Authorities in Guatemala and El Salvador took steps this week toward contemporary accountability for old, and some may have hoped perhaps forgotten crimes. In Guatemala the arrests of 18 former military officials on charges of human rights violations were detailed on Jan. 6. The same day officials in El Salvador announced that the government had agreed to cooperate with a Spanish court’s request and would seek the arrest of 17 ex-soldiers linked to the slayings of six Jesuit priests, their housekeeper and her daughter at the University of Central America in 1989.
The Guatemalan ex-military face charges related to the disappearance of more than 550 people between 1981 and 1988 during that nation’s civil war. Guatemalan Attorney General Thelma Aldana told reporters that among the detained was former General Manuel Benedicto Lucas García, the brother of late President Fernando Romeo Lucas García and the man credited with establishing the Central American country’s paramilitary groups.

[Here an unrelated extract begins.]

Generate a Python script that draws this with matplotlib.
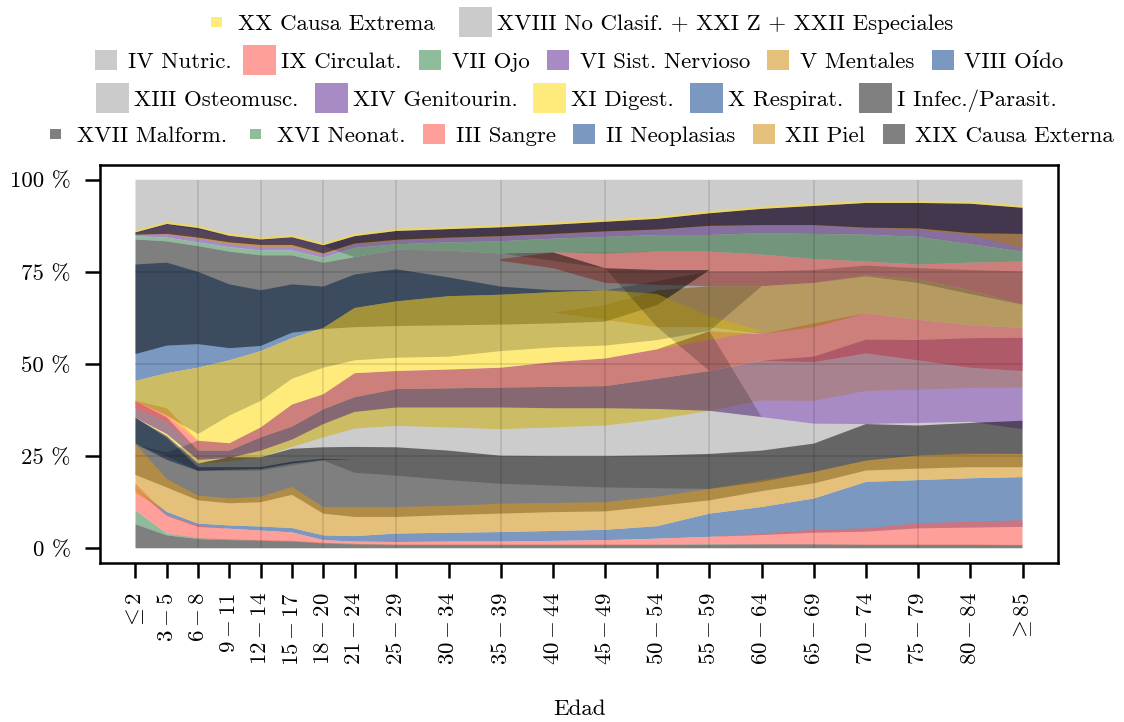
import numpy as np
import matplotlib
matplotlib.use("Agg")
import matplotlib.pyplot as plt
from matplotlib.patches import Patch, Rectangle
from matplotlib.legend_handler import HandlerPatch
from matplotlib.colors import to_rgb

plt.rcParams["font.family"] = ["cmr10", "DejaVu Serif"]
plt.rcParams["mathtext.fontset"] = "cm"
plt.rcParams["axes.unicode_minus"] = False

# grupos de edad y posicion en el eje
edades = [r"$\leq 2$", "$3 - 5$", "$6 - 8$", "$9 - 11$", "$12 - 14$", "$15 - 17$",
          "$18 - 20$", "$21 - 24$", "$25 - 29$", "$30 - 34$", "$35 - 39$", "$40 - 44$",
          "$45 - 49$", "$50 - 54$", "$55 - 59$", "$60 - 64$", "$65 - 69$", "$70 - 74$",
          "$75 - 79$", "$80 - 84$", r"$\geq 85$"]
x_edad = [1, 4, 7, 10, 13, 16, 19, 22, 26, 31, 36, 41, 46, 51, 56, 61, 66, 71, 76, 81, 86]
x_grid = [7, 13, 19, 26, 36, 46, 56, 66, 76]

# limite superior del acumulado (bajo el bloque no clasificado)
cima = [86.3, 88.6, 87.5, 85.4, 84.4, 85.0, 82.8, 85.3, 86.7, 87.2, 87.7, 88.4, 89.2,
        90.0, 91.5, 92.7, 93.5, 94.3, 94.3, 94.1, 93.0]

# bandas (% del total): limite inferior y superior por grupo de edad
malform_lo = [0] * 21
malform_hi = [6.5, 3.5, 2.5, 2.2, 2.0, 1.8, 1.3, 1.0, 0.9, 0.9, 0.9, 0.9, 0.9, 0.9, 1.0, 1.0, 1.0, 0.9, 0.9, 0.9, 0.8]
neonat_hi = [10.3, 4.0, 2.8, 2.4, 2.2, 2.0, 1.5, 1.2, 1.0, 1.0, 1.0, 1.0, 1.0, 1.0, 1.1, 1.1, 1.1, 1.0, 1.0, 1.0, 0.9]
sangre_lo = [10.3, 4.0, 2.7, 2.2, 2.0, 1.8, 1.3, 1.0, 0.9, 0.9, 0.9, 0.9, 0.9, 0.9, 1.1, 1.0, 1.0, 0.9, 0.9, 0.9, 0.8]
sangre_hi = [17.6, 9.0, 6.2, 5.3, 4.8, 4.3, 2.2, 1.8, 1.7, 1.8, 1.8, 2.0, 2.2, 2.6, 3.1, 4.0, 5.0, 5.4, 6.8, 7.2, 7.6]
neopl_lo = [16.0, 8.8, 5.8, 5.3, 4.8, 4.3, 2.2, 1.8, 1.7, 1.8, 1.8, 2.0, 2.2, 2.6, 3.1, 3.6, 4.2, 4.5, 5.4, 5.6, 5.8]
neopl_hi = [16.2, 9.9, 6.7, 6.2, 5.9, 5.5, 3.5, 3.3, 4.0, 4.2, 4.4, 4.7, 5.0, 6.0, 9.4, 11.2, 13.5, 18.0, 18.5, 19.0, 19.3]
piel_lo = [15.0, 9.9, 6.7, 6.2, 5.9, 5.5, 3.5, 3.3, 4.0, 4.2, 4.4, 4.7, 5.0, 6.0, 9.4, 11.2, 13.5, 18.0, 18.5, 19.0, 19.3]
piel_hi = [28.4, 18.8, 14.3, 13.5, 14.0, 16.6, 11.2, 11.2, 11.2, 11.5, 12.1, 12.3, 12.5, 14.0, 16.1, 18.5, 20.7, 23.8, 25.2, 25.8, 25.6]
externa_lo = [19.9, 16.5, 13.0, 12.2, 12.5, 14.5, 9.4, 8.5, 8.5, 9.0, 9.4, 9.8, 10.0, 11.5, 13.0, 15.5, 17.6, 21.1, 21.6, 22.0, 22.0]
externa_hi = [35.4, 30.5, 23.0, 24.7, 24.7, 27.0, 27.4, 27.5, 27.4, 26.5, 25.1, 25.0, 25.0, 25.2, 25.6, 26.5, 28.4, 33.7, 33.3, 34.0, 34.6]
osteo_lo = [28.0, 25.0, 21.1, 21.0, 21.1, 22.5, 23.8, 20.5, 19.7, 18.5, 17.5, 17.0, 16.5, 16.3, 16.1, 18.0, 20.7, 23.8, 25.2, 25.5, 25.6]
osteo_hi = [28.0, 26.0, 29.2, 28.5, 32.8, 39.0, 41.8, 47.5, 48.1, 48.5, 49.0, 50.5, 51.5, 54.0, 58.9, 35.6, 33.8, 33.7, 34.0, 34.3, 32.3]
oido_lo = [28.4, 24.0, 21.0, 21.3, 21.5, 23.0, 24.0, 24.0] + [None] * 13
oido_hi = [35.4, 30.0, 22.0, 22.0, 22.0, 23.5, 24.3, 24.0] + [None] * 13
digest2_lo = [35.4, 30.5, 23.0, 23.5, 24.7, 27.5, 30.1, 32.5, 33.2, 32.8, 32.3, 32.8, 33.3, 35.0, 37.3, 40.1, 40.0, 42.7, 43.0, 43.5, 43.6]
digest2_hi = [40.0, 35.5, 26.5, 26.5, 30.1, 33.0, 37.7, 41.0, 43.2, 43.4, 43.6, 43.8, 44.0, 46.0, 48.1, 50.9, 50.5, 52.9, 51.0, 49.0, 48.1]
genito_lo = [35.4, 31.0, 24.0, 24.5, 26.5, 29.5, 33.7, 37.0, 38.2, 38.2, 38.2, 38.0, 38.0, 37.8, 37.3, 35.6, 33.8, 33.7, 34.0, 34.3, 32.3]
genito_hi = [40.0, 35.5, 26.5, 26.5, 30.1, 33.0, 37.7, 41.0, 43.2, 43.4, 43.6, 43.8, 44.0, 46.0, 48.1, 50.9, 52.0, 56.6, 56.5, 57.0, 57.1]
circ_lo = [38.0, 34.5, 26.5, 26.5, 30.1, 33.0, 37.7, 41.0, 43.2, 43.4, 43.6, 43.8, 44.0, 46.0, 48.1, 50.9, 50.5, 52.9, 51.0, 49.0, 48.1]
circ_hi = [40.0, 38.0, 29.2, 28.5, 32.8, 39.0, 41.8, 47.5, 48.1, 48.5, 49.0, 50.5, 51.5, 54.0, 58.9, 58.1, 61.0, 63.8, 62.0, 60.5, 59.8]
circ2_lo = [None] * 10 + [78.0, 76.0, 72.0, 71.5, 71.1, 71.1, 72.0, 74.1, 73.0, 70.0, 66.1]
circ2_hi = [None] * 10 + [78.5, 80.3, 80.2, 80.5, 80.5, 79.7, 78.5, 77.8, 77.0, 77.5, 77.8]
digest_lo = [40.0, 36.0, 29.0, 28.5, 32.8, 39.0, 41.8, 47.5, 48.1, 48.5, 49.0, 50.5, 51.5, 54.0, 56.5, 59.0, 59.0, 59.0, 59.0, 59.0, 59.0]
digest_hi = [45.4, 47.5, 49.0, 51.0, 53.5, 57.0, 59.8, 65.2, 67.0, 68.4, 68.8, 69.5, 70.0, 69.0, 63.0, 59.0, 59.0, 59.0, 59.0, 59.0, 59.0]
nutric_lo = [40.0, 36.0, 31.0, 36.0, 40.0, 46.0, 49.0, 51.0, 51.7, 52.0, 53.5, 54.5, 55.0, 56.5, 59.0, 71.1, 72.0, 73.8, 72.0, 69.0, 66.1]
nutric_hi = [45.4, 47.5, 49.0, 51.0, 53.5, 57.0, 59.8, 65.2, 67.0, 68.4, 68.8, 69.5, 70.0, 72.5, 75.1, 75.1, 75.5, 76.7, 76.0, 75.5, 75.1]
resp_lo = [45.4, 47.5, 49.0, 51.0, 53.5, 57.0, 59.8, 65.2, 67.0, 68.4, 68.8, 69.5, 70.0] + [None] * 8
resp_hi = [77.0, 77.5, 75.0, 71.6, 70.0, 71.6, 71.0, 74.3, 75.7, 73.5, 71.0, 70.0, 70.0] + [None] * 8
infec_lo = [52.7, 55.0, 55.4, 54.3, 54.9, 58.5, 59.5, 60.0, 60.3, 60.5, 60.7, 61.0, 61.5, 66.0, 75.5] + [None] * 6
infec_hi = [83.8, 83.3, 82.0, 80.5, 79.5, 79.5, 77.5, 79.0, 81.0, 80.8, 80.0, 80.3, 76.0, 75.5, 75.5] + [None] * 6
mental_lo = [None] * 11 + [64.0, 62.0, 60.0, 60.0, 58.1, 60.0, 63.8, 62.0, 60.5, 59.8]
mental_hi = [None] * 11 + [64.0, 66.0, 70.0, 71.1, 71.1, 72.0, 74.1, 73.0, 70.0, 66.1]
ojo_lo = [83.8, 83.3, 82.0, 80.5, 79.5, 79.5, 77.5, 79.0, 81.0, 80.8, 80.0, 80.3, 80.0, 80.5, 80.5, 79.7, 78.5, 77.8, 77.0, 77.5, 77.8]
ojo_hi = [84.7, 84.3, 83.0, 81.7, 80.8, 80.8, 78.8, 81.5, 82.5, 83.0, 83.3, 84.0, 84.5, 85.0, 85.0, 85.5, 85.3, 85.1, 84.5, 82.5, 80.5]
nerv_hi = [85.2, 85.2, 84.0, 82.5, 81.7, 81.8, 79.7, 82.5, 83.5, 84.2, 84.6, 85.3, 86.0, 86.5, 87.7, 88.0, 88.0, 86.9, 86.5, 85.0, 81.4]
mental2_hi = [85.6, 85.8, 84.8, 83.5, 82.8, 82.8, 80.5, 83.2, 84.2, 84.8, 85.2, 85.8, 86.5, 87.0, 88.0, 88.2, 88.2, 87.2, 87.0, 85.8, 85.5]
infec2_lo = [85.1, 85.3, 84.3, 83.0, 82.3, 82.3, 80.0, 82.7, 83.7, 84.3, 84.7, 85.3, 86.0, 86.5, 87.5, 87.7, 87.7, 87.0, 86.8, 85.5, 85.3]
noclasif_lo = [85.5, 87.8, 86.5, 84.8, 83.8, 84.3, 82.0, 79.0, 81.0, 80.8, 80.0, 78.0, 76.0, 60.0, 48.1, 50.9, 50.5, 52.9, 51.0, 49.0, 48.1]

# colores tal como se ven sobre blanco
AMA, GRC, ROS, VER, LIL, OCR, AZU, GRO = ("#ffeb7c", "#cbcbcb", "#ff9f9a", "#8fbc9a",
                                          "#a88bc4", "#e5c07b", "#7b98c0", "#808080")
ALFA = 0.6


def tinta(hexcol):
    if hexcol == GRC:
        return (0, 0, 0, 0.2)
    if hexcol == GRO:
        return (0, 0, 0, 0.5)
    return tuple((v - (1 - ALFA)) / ALFA for v in to_rgb(hexcol)) + (ALFA,)


def arr(v):
    return np.array([np.nan if a is None else a for a in v], dtype=float)


cima_a = arr(cima)
bandas = [  # orden de dibujo
    (neopl_lo, neopl_hi, AZU),
    (malform_hi, neonat_hi, VER),
    (sangre_lo, sangre_hi, ROS),
    (resp_lo, resp_hi, AZU),
    (oido_lo, oido_hi, AZU),
    (digest2_lo, digest2_hi, AMA),
    (genito_lo, genito_hi, LIL),
    (circ_lo, circ_hi, ROS),
    (circ2_lo, circ2_hi, ROS),
    (ojo_hi, list(cima_a - 0.6), LIL),
    (ojo_lo, ojo_hi, VER),
    (mental_lo, mental_hi, OCR),
    (nerv_hi, mental2_hi, OCR),
    (malform_lo, malform_hi, GRO),
    (externa_lo, externa_hi, GRO),
    (infec_lo, infec_hi, GRO),
    (infec2_lo, list(cima_a - 0.6), GRO),
    (piel_lo, piel_hi, OCR),
    (digest_lo, digest_hi, AMA),
    (nutric_lo, nutric_hi, GRC),
    (osteo_lo, osteo_hi, GRC),
    (noclasif_lo, [100] * 21, GRC),
    (list(cima_a - 0.6), cima, AMA),
]

# leyenda: (etiqueta, color, tamano de la caja)
filas = [
    [("XX Causa Extrema", AMA, 1 / 3), ("XVIII No Clasif. + XXI Z + XXII Especiales", GRC, 1)],
    [("IV Nutric.", GRC, 2 / 3), ("IX Circulat.", ROS, 1), ("VII Ojo", VER, 2 / 3),
     ("VI Sist. Nervioso", LIL, 2 / 3), ("V Mentales", OCR, 2 / 3), ("VIII Oído", AZU, 2 / 3)],
    [("XIII Osteomusc.", GRC, 1), ("XIV Genitourin.", LIL, 1), ("XI Digest.", AMA, 1),
     ("X Respirat.", AZU, 1), ("I Infec./Parasit.", GRO, 1)],
    [("XVII Malform.", GRO, 1 / 3), ("XVI Neonat.", VER, 1 / 3), ("III Sangre", ROS, 2 / 3),
     ("II Neoplasias", AZU, 2 / 3), ("XII Piel", OCR, 2 / 3), ("XIX Causa Externa", GRO, 2 / 3)],
]
fila_y = [22, 60, 98, 134]
fila_sep = [24, 12, 16, 12]


class HandlerCaja(HandlerPatch):
    def create_artists(self, legend, orig_handle, xdescent, ydescent, width, height,
                       fontsize, trans):
        k = orig_handle.escala
        w, h = width * k, height * k
        r = Rectangle((-xdescent + (width - w) / 2, -ydescent + (height - h) / 2), w, h,
                      facecolor=orig_handle.get_facecolor(), edgecolor="none",
                      transform=trans)
        return [r]


FS = 16.5
fig = plt.figure(figsize=(11.24, 7.22), dpi=100)
ax = fig.add_axes([100 / 1124, 1 - 563 / 722, 958 / 1124, 398 / 722])
x = np.array(x_edad, dtype=float)

for lo, hi, col in bandas:
    ax.fill_between(x, arr(lo), arr(hi), facecolor=tinta(col), edgecolor="none", lw=0)

ax.vlines(x_grid, 0, 100, color=(0, 0, 0, 0.12), lw=1.2, zorder=5)
ax.hlines([25, 50, 75], x[0], x[-1], color=(0, 0, 0, 0.12), lw=1.2, zorder=5)

ax.set_xlim(-2.4, 89.4)
ax.set_ylim(-4, 104)
ax.set_xticks(x)
ax.set_xticklabels(edades, rotation=90, fontsize=FS)
ax.set_yticks([0, 25, 50, 75, 100])
ax.set_yticklabels(["0 %", "25 %", "50 %", "75 %", "100 %"], fontsize=FS)
ax.tick_params(length=11, width=1.8, pad=10)
for s in ax.spines.values():
    s.set_linewidth(1.8)
ax.set_xlabel("Edad", fontsize=FS, va="center")
ax.xaxis.set_label_coords(0.5, -0.368)

F_PX = FS * 100 / 72
for i, fila in enumerate(filas):
    hs = []
    for lab, col, k in fila:
        p = Patch(facecolor=col, label=lab)
        p.escala = k
        hs.append(p)
    fig.legend(handles=hs, loc="center", bbox_to_anchor=(0.513, 1 - fila_y[i] / 722),
               ncol=len(hs), frameon=False, fontsize=FS, handlelength=33 / F_PX,
               handleheight=36 / F_PX, handletextpad=5 / F_PX,
               columnspacing=fila_sep[i] / F_PX, borderpad=0,
               handler_map={Patch: HandlerCaja()})

fig.savefig("out.png", dpi=100)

On Jan. 4 Spanish National Court Judge Eloy Velasco had re-issued a request for international arrest warrants for more than a dozen former Salvadoran military officials, including members of the military High Command, linked to the Jesuit murders. Five of the murdered Jesuits, gunned down because of their support for human rights and criticism of the government during El Salvador’s civil war, were Spanish nationals.
Salvadoran presidential spokesman Eugenio Chicas said once legal requirements of the Spanish request were met, Salvadoran authorities could make the arrests. "The only path for our security forces to take is to proceed with the arrests, that is, there's nothing to do but follow the law," Chicas said in a statement to the media. But he also noted that arrests may not mean extradition to Spain. That would depend on another ruling in the case from the nation’s Supreme Court, which had decided in 2011 against extradition of the ex-soldiers to Spain.
Omar Serrano, a vice-rector at UCA, told Reuters: "This is a new opportunity for the justice system in this country to put things right.”
The Center for Justice and Accountability, a San Francisco-based human rights organization that has been working on seeking justice for past human rights abuses, has been working with the Spanish Association for Human Rights on the Jesuit murders. Almudena Bernabéu, CJA’s International Attorney and lead counsel in the Jesuits Massacre Case before the Spanish National Court, said: “This new request and the potential arrest of the defendants are beams of hope not only for the case in Spain but also for El Salvador. This demonstrates that justice is inevitable for even those who still cling to power and escape accountability through amnesty laws.”